Task data –
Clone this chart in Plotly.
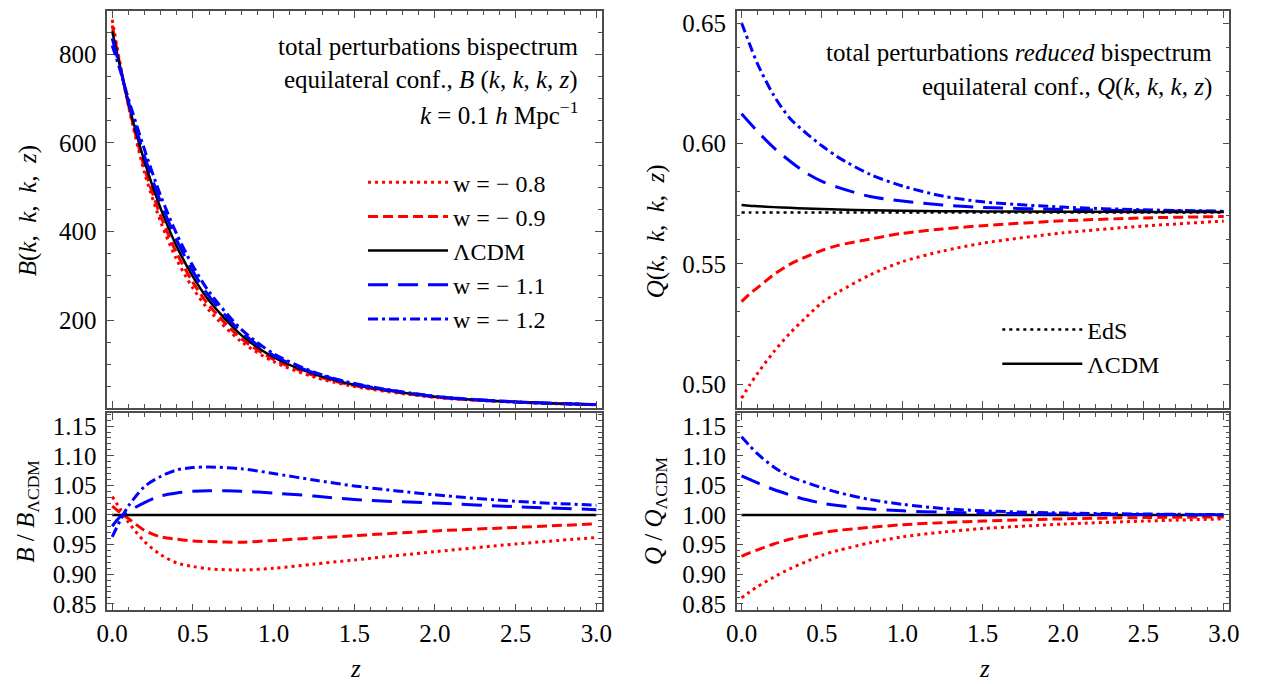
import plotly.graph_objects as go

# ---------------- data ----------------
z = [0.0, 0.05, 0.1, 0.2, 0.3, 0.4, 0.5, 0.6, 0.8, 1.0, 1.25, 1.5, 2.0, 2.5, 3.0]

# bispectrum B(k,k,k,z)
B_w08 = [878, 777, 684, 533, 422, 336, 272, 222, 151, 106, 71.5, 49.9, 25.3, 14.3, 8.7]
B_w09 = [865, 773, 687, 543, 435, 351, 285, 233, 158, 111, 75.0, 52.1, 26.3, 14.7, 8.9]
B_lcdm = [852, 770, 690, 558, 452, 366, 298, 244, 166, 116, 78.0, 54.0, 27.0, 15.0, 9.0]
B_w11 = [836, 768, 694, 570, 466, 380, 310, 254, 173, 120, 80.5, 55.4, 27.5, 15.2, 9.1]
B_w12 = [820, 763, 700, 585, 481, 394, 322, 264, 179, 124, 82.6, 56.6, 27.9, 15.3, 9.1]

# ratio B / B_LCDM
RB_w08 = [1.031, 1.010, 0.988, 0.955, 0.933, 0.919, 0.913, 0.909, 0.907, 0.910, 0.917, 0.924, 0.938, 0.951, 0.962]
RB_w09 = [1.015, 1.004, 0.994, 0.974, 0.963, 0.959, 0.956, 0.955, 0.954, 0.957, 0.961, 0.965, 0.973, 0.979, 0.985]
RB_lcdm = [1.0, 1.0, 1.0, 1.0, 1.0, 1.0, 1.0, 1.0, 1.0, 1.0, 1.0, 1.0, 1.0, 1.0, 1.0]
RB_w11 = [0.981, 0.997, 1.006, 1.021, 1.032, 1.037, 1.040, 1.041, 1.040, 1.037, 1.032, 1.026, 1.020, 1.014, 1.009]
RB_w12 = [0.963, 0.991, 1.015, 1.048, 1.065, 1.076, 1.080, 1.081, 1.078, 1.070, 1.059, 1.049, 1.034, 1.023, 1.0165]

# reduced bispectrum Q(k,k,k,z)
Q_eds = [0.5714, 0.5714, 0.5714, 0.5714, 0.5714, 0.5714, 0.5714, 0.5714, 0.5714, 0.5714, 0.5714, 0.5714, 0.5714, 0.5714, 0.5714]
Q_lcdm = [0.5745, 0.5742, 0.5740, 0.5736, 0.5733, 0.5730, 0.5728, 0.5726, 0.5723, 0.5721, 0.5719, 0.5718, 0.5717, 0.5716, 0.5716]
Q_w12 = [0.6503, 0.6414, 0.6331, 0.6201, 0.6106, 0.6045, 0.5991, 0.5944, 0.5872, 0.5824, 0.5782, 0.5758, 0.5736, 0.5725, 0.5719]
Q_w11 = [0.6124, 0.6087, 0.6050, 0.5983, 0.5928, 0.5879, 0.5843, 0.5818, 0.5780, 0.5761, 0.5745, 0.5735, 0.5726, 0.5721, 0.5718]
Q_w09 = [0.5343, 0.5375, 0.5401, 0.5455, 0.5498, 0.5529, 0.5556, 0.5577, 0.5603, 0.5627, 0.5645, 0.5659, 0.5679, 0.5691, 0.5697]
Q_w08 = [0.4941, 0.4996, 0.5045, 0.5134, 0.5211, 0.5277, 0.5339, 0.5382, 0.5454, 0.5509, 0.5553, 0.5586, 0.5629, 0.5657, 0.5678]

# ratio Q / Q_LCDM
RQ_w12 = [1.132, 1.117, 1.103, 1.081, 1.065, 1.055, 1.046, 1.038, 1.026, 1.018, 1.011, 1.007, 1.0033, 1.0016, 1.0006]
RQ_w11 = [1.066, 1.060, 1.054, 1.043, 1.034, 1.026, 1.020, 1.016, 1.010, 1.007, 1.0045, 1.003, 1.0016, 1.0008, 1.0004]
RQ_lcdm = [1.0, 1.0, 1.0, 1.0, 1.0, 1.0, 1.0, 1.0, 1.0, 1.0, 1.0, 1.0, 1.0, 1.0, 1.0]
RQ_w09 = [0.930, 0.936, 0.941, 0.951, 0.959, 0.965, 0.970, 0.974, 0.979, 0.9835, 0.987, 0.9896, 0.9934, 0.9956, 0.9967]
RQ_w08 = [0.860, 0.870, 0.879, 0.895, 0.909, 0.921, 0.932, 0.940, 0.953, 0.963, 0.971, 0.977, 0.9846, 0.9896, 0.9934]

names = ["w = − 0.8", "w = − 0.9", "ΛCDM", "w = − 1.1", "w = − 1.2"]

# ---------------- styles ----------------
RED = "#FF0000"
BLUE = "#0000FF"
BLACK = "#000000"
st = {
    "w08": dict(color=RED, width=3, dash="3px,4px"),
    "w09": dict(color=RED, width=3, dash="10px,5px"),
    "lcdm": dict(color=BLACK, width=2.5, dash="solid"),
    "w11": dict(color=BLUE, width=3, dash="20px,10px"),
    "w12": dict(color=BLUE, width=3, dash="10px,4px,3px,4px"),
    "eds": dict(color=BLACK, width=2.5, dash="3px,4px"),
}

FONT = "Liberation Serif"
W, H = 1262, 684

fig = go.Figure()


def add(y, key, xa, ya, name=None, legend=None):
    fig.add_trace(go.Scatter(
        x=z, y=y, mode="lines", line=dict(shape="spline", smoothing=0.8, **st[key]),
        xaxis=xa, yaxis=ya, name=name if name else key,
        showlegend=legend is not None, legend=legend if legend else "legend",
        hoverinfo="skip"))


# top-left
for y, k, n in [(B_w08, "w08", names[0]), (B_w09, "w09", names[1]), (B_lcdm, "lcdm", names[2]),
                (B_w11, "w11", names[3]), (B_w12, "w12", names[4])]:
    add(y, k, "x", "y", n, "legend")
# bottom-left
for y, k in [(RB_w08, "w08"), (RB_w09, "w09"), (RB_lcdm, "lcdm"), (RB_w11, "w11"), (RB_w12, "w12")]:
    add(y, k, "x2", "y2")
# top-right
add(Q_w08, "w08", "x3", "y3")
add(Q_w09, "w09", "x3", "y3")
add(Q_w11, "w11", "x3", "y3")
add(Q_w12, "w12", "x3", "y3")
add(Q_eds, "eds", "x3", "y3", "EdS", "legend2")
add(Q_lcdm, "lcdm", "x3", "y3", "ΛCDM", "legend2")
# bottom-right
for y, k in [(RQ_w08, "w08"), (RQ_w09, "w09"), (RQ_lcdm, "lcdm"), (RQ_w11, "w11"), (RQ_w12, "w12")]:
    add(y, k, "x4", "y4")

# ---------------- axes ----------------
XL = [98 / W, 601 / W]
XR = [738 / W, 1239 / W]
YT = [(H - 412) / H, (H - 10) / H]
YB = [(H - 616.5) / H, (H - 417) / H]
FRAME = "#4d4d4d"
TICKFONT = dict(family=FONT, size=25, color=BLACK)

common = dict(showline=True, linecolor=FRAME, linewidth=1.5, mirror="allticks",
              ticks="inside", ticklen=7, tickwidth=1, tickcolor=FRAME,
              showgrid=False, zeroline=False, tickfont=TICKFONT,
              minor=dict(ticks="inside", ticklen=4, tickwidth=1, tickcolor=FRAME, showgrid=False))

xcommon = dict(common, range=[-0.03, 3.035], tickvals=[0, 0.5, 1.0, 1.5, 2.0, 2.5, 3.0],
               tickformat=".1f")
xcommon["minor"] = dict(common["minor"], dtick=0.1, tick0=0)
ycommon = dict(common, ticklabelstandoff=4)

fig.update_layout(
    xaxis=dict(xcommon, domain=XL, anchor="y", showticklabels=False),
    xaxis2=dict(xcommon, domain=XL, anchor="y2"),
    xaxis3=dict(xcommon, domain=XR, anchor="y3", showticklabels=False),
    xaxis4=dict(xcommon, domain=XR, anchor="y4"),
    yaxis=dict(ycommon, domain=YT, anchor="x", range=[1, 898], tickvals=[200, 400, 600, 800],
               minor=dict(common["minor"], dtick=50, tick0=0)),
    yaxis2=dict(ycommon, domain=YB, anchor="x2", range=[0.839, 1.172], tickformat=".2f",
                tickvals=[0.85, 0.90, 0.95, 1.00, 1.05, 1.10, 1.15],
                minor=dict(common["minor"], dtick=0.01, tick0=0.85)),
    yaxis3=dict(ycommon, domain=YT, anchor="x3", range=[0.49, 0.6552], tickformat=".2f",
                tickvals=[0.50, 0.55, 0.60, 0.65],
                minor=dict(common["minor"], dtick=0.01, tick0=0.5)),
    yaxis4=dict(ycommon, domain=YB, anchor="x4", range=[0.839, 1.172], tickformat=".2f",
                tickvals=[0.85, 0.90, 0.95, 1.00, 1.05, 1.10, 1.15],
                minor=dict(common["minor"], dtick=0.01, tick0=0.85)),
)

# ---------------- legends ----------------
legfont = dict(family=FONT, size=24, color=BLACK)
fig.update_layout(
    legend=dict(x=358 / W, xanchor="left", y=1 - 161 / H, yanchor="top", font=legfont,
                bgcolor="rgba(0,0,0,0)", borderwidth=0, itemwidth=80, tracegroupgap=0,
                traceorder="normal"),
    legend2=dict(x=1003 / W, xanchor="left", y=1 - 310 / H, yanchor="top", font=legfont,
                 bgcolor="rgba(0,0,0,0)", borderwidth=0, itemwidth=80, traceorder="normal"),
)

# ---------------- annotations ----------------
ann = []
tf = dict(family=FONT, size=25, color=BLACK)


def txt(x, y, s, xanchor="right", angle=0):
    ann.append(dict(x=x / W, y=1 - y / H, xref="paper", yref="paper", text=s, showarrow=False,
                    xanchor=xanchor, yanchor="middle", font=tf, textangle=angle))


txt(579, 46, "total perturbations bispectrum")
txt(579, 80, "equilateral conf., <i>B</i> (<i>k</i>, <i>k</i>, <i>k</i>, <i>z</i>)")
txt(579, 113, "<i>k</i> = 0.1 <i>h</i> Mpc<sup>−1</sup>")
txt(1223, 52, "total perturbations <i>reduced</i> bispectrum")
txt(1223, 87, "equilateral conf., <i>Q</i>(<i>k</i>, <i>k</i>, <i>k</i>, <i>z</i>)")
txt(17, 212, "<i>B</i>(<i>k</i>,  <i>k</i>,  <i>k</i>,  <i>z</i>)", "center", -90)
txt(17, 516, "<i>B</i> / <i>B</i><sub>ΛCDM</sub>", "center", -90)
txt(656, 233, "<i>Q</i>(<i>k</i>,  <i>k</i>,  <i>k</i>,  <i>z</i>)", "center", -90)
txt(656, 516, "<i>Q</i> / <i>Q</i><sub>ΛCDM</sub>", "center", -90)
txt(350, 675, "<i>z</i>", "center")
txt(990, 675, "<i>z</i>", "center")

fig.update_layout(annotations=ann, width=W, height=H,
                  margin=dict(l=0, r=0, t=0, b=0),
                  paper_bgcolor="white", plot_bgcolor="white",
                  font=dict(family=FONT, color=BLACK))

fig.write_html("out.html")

--

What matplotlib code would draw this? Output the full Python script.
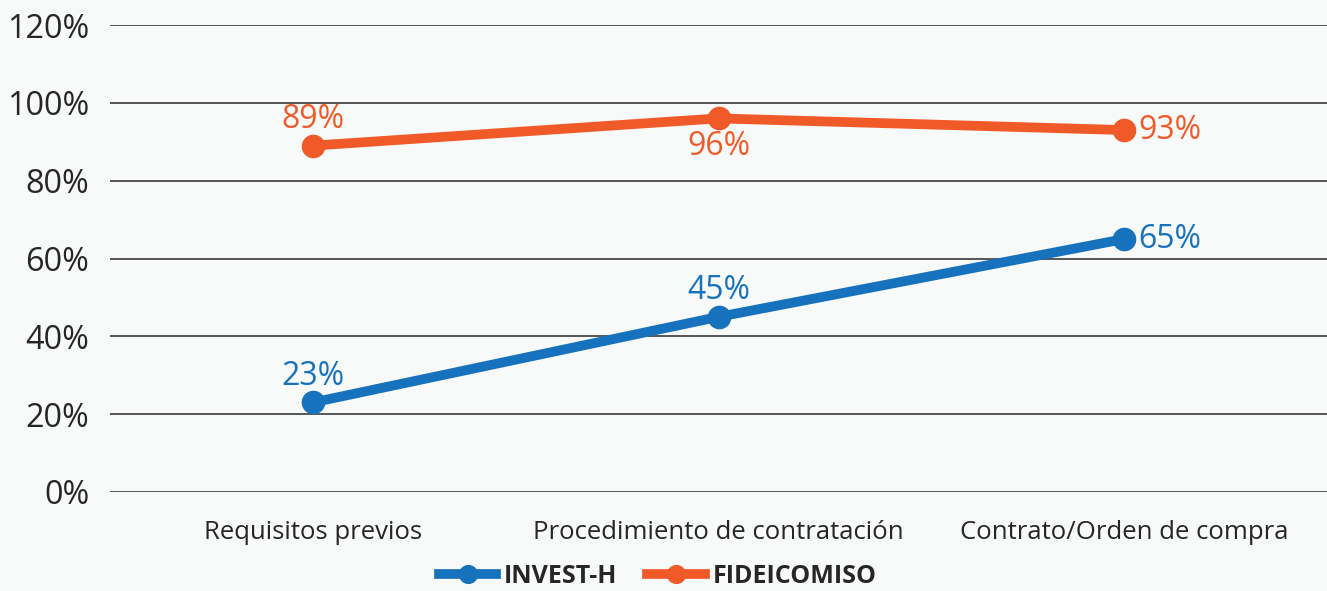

What the task requires –
Give back only the lines from the one holding "Clone this chart in Plotly." through the one holding "1.034, 1.023, 1.0165]", both kept, exactly as written. Omit the images.

Answer to the exercise –
Clone this chart in Plotly.
import plotly.graph_objects as go

# ---------------- data ----------------
z = [0.0, 0.05, 0.1, 0.2, 0.3, 0.4, 0.5, 0.6, 0.8, 1.0, 1.25, 1.5, 2.0, 2.5, 3.0]

# bispectrum B(k,k,k,z)
B_w08 = [878, 777, 684, 533, 422, 336, 272, 222, 151, 106, 71.5, 49.9, 25.3, 14.3, 8.7]
B_w09 = [865, 773, 687, 543, 435, 351, 285, 233, 158, 111, 75.0, 52.1, 26.3, 14.7, 8.9]
B_lcdm = [852, 770, 690, 558, 452, 366, 298, 244, 166, 116, 78.0, 54.0, 27.0, 15.0, 9.0]
B_w11 = [836, 768, 694, 570, 466, 380, 310, 254, 173, 120, 80.5, 55.4, 27.5, 15.2, 9.1]
B_w12 = [820, 763, 700, 585, 481, 394, 322, 264, 179, 124, 82.6, 56.6, 27.9, 15.3, 9.1]

# ratio B / B_LCDM
RB_w08 = [1.031, 1.010, 0.988, 0.955, 0.933, 0.919, 0.913, 0.909, 0.907, 0.910, 0.917, 0.924, 0.938, 0.951, 0.962]
RB_w09 = [1.015, 1.004, 0.994, 0.974, 0.963, 0.959, 0.956, 0.955, 0.954, 0.957, 0.961, 0.965, 0.973, 0.979, 0.985]
RB_lcdm = [1.0, 1.0, 1.0, 1.0, 1.0, 1.0, 1.0, 1.0, 1.0, 1.0, 1.0, 1.0, 1.0, 1.0, 1.0]
RB_w11 = [0.981, 0.997, 1.006, 1.021, 1.032, 1.037, 1.040, 1.041, 1.040, 1.037, 1.032, 1.026, 1.020, 1.014, 1.009]
RB_w12 = [0.963, 0.991, 1.015, 1.048, 1.065, 1.076, 1.080, 1.081, 1.078, 1.070, 1.059, 1.049, 1.034, 1.023, 1.0165]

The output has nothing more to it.